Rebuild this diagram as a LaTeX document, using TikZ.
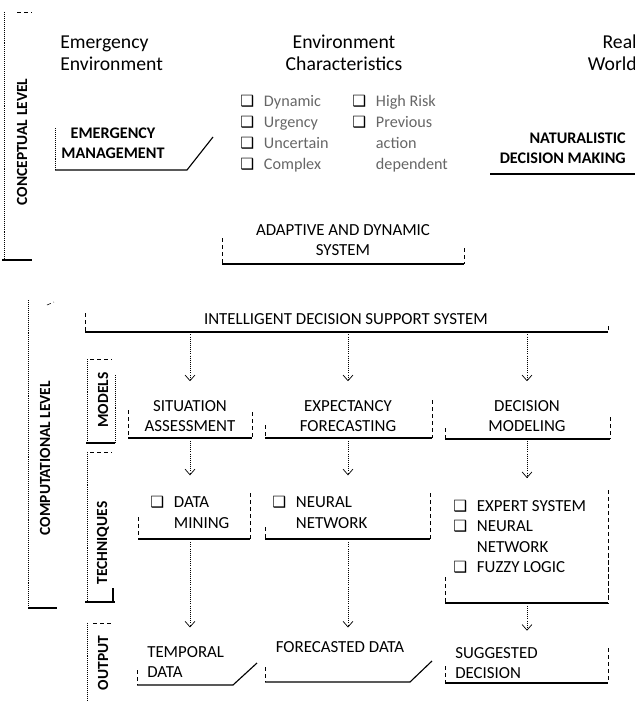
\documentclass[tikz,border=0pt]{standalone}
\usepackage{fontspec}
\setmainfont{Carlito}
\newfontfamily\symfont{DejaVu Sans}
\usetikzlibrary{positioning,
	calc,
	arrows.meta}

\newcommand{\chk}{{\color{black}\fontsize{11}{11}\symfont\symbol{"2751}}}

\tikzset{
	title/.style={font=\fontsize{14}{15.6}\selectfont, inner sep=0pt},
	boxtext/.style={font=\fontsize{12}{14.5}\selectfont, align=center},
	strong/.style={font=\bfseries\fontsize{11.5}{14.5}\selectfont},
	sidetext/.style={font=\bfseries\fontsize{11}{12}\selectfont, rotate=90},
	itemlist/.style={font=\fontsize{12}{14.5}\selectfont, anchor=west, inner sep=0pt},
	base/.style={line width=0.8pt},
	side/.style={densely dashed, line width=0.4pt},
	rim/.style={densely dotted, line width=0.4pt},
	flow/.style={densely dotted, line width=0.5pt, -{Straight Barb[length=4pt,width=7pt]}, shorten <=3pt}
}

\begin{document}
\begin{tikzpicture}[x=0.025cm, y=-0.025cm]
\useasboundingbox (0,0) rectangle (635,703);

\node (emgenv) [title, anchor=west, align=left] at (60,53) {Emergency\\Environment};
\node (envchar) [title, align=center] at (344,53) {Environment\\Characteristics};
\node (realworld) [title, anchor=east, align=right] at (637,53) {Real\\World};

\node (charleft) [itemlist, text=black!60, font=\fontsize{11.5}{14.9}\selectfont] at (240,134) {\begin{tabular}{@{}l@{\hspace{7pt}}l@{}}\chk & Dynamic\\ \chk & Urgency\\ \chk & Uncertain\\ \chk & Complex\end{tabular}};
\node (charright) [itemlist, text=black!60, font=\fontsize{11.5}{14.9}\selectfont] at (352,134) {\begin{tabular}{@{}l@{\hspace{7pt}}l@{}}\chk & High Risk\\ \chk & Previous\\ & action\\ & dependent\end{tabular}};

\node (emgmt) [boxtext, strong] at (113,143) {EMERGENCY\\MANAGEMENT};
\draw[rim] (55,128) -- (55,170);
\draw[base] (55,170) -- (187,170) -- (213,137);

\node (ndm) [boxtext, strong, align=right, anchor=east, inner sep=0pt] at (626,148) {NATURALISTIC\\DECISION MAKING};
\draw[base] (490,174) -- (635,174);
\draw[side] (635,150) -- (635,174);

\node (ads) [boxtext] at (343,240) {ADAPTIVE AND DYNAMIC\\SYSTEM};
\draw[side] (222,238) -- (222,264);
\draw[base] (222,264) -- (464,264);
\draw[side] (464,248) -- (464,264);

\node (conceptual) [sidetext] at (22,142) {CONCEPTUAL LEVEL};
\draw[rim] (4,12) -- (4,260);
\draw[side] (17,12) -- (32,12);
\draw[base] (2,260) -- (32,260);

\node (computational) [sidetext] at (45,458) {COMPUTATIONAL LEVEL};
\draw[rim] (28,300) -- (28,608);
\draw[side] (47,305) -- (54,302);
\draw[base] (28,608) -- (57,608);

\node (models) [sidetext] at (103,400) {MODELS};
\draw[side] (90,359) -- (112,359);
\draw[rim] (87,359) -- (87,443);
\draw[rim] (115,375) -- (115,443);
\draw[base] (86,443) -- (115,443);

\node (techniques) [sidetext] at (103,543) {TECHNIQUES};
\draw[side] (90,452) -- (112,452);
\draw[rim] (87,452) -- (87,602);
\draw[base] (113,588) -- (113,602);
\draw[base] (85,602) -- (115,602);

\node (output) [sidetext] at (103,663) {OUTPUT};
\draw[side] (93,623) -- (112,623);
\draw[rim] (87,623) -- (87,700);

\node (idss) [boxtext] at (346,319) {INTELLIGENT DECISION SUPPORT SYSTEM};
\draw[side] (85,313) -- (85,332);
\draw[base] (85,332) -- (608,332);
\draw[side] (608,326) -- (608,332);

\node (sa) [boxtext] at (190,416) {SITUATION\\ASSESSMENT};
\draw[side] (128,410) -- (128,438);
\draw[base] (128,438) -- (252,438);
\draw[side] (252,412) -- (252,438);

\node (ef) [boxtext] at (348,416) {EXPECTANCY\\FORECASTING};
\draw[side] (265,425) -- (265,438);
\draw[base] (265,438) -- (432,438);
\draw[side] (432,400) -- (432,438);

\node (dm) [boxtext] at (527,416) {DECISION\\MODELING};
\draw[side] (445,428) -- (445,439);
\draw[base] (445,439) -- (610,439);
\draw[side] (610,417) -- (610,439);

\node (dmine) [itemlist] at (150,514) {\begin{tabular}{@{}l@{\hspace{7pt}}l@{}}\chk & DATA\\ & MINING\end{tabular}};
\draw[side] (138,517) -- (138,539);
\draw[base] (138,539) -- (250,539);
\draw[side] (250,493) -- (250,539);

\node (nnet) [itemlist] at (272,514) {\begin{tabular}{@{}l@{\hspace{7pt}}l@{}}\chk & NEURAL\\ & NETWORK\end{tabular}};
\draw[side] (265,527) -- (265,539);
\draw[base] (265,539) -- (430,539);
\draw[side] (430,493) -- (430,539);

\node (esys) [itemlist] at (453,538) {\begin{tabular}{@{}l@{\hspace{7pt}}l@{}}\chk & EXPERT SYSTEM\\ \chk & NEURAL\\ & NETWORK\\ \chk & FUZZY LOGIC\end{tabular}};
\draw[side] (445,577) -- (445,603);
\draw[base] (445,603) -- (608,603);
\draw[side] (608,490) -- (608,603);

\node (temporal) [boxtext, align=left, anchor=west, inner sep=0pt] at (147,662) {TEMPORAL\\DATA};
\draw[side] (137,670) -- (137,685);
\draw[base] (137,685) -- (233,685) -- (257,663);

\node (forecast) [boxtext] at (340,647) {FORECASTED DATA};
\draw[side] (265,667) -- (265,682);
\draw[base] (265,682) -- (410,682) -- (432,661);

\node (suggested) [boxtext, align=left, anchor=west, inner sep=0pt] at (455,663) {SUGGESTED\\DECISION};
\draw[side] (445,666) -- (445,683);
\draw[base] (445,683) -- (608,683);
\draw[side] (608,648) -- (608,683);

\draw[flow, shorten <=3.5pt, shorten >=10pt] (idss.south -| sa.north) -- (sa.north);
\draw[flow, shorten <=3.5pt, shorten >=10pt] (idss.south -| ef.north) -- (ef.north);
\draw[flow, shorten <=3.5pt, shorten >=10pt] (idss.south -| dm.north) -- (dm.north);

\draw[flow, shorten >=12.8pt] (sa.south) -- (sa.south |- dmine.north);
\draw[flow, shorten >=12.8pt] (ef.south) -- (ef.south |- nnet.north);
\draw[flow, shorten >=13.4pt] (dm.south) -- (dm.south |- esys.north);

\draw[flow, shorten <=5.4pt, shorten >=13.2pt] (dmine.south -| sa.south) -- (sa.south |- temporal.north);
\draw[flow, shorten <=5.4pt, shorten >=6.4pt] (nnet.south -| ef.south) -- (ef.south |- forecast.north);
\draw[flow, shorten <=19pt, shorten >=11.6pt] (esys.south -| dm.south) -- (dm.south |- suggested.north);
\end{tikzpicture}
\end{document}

_WHAT THE EXERCISE ASKS_.
Return only the lines from the start of the data through the line that contains "(0,0) rectangle (635,703);", please, copying them exactly and omitting all pictures.

_SOLUTION TO THIS PROBLEM_.
Rebuild this diagram as a LaTeX document, using TikZ.
\documentclass[tikz,border=0pt]{standalone}
\usepackage{fontspec}
\setmainfont{Carlito}
\newfontfamily\symfont{DejaVu Sans}
\usetikzlibrary{positioning,
	calc,
	arrows.meta}

\newcommand{\chk}{{\color{black}\fontsize{11}{11}\symfont\symbol{"2751}}}

\tikzset{
	title/.style={font=\fontsize{14}{15.6}\selectfont, inner sep=0pt},
	boxtext/.style={font=\fontsize{12}{14.5}\selectfont, align=center},
	strong/.style={font=\bfseries\fontsize{11.5}{14.5}\selectfont},
	sidetext/.style={font=\bfseries\fontsize{11}{12}\selectfont, rotate=90},
	itemlist/.style={font=\fontsize{12}{14.5}\selectfont, anchor=west, inner sep=0pt},
	base/.style={line width=0.8pt},
	side/.style={densely dashed, line width=0.4pt},
	rim/.style={densely dotted, line width=0.4pt},
	flow/.style={densely dotted, line width=0.5pt, -{Straight Barb[length=4pt,width=7pt]}, shorten <=3pt}
}

\begin{document}
\begin{tikzpicture}[x=0.025cm, y=-0.025cm]
\useasboundingbox (0,0) rectangle (635,703);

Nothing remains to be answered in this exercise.